Fourth, Embrace Mystery. When you seek wisdom, many times you will come to answers that open your eyes. But sometimes… the answers don’t come. In our doubt survey this past week, multiple people expressed that their doubts were founded in why some people seemed to get healed and others didn’t. I can promise you: there is no simple answer to that question. And for other doubts, the same may be true. Sometimes the most godly answer we can have is “I don’t know.” Isaiah 558-9 says:

“For my thoughts are not your thoughts, and your ways are not my ways.” This is the Lord’s declaration. “For as heaven is higher than earth, so my ways are higher than your ways, and my thoughts than your thoughts.

We simply don’t know everything, and won’t know everything on this side of eternity. Sometimes the most Christian answer we can offer is “I don’t know.” 

And finally, Walk Through It With Jesus. There’s a story in Luke 24 about two dejected disciples walking away from Jerusalem after the crucifixion of Jesus. They’ve heard the rumors of the resurrection, but the events of the last few days left them with more questions than answers. Unbeknownst to them, the risen Jesus joins them on the walk, asking them why they were so upset.

They share their concerns and questions with Jesus, and what does he do? He walks with them. He explains, step by step, reorienting their lives and understanding of Scripture around Him. He does not reject them or rebuke them, we walks with them.

Jesus wants to walk with us through our doubts.

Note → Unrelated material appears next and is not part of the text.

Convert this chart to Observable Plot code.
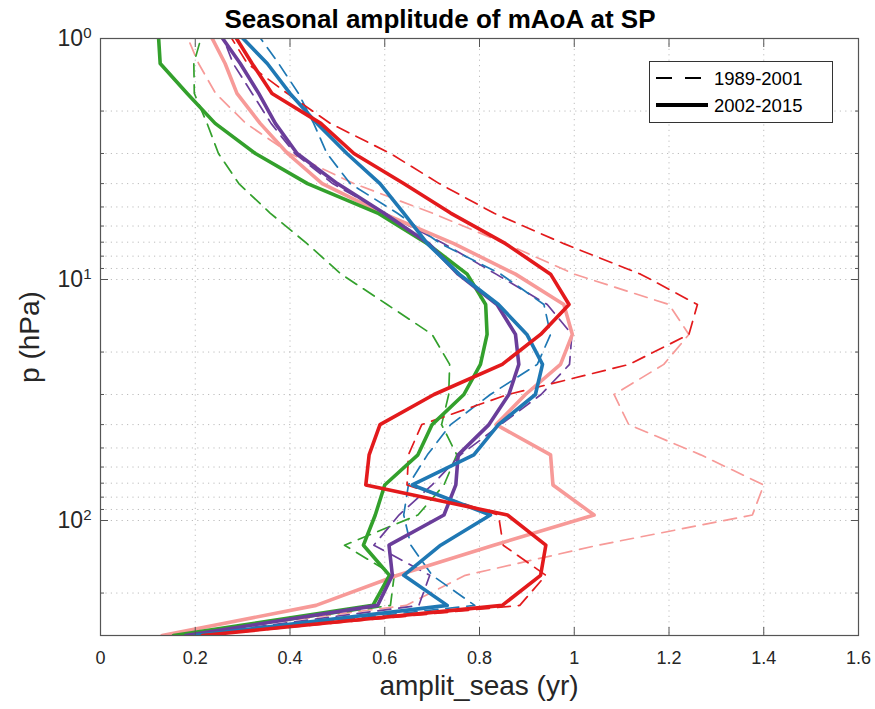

He’s not afraid of our questions. He’s not scared off by our uncertainty. Instead, he embraces us, teaches us, and then commissions us. Our doubts do not disqualify us, but with Jesus, they don’t have to be our destination either. Faith is simply taking the next step, even in our moments of doubt.

If you’re doubting now, be encouraged. You belong. Invite Jesus to walk with you through the questions and uncertainty. With him, this season will strengthen you deeply for the journey ahead.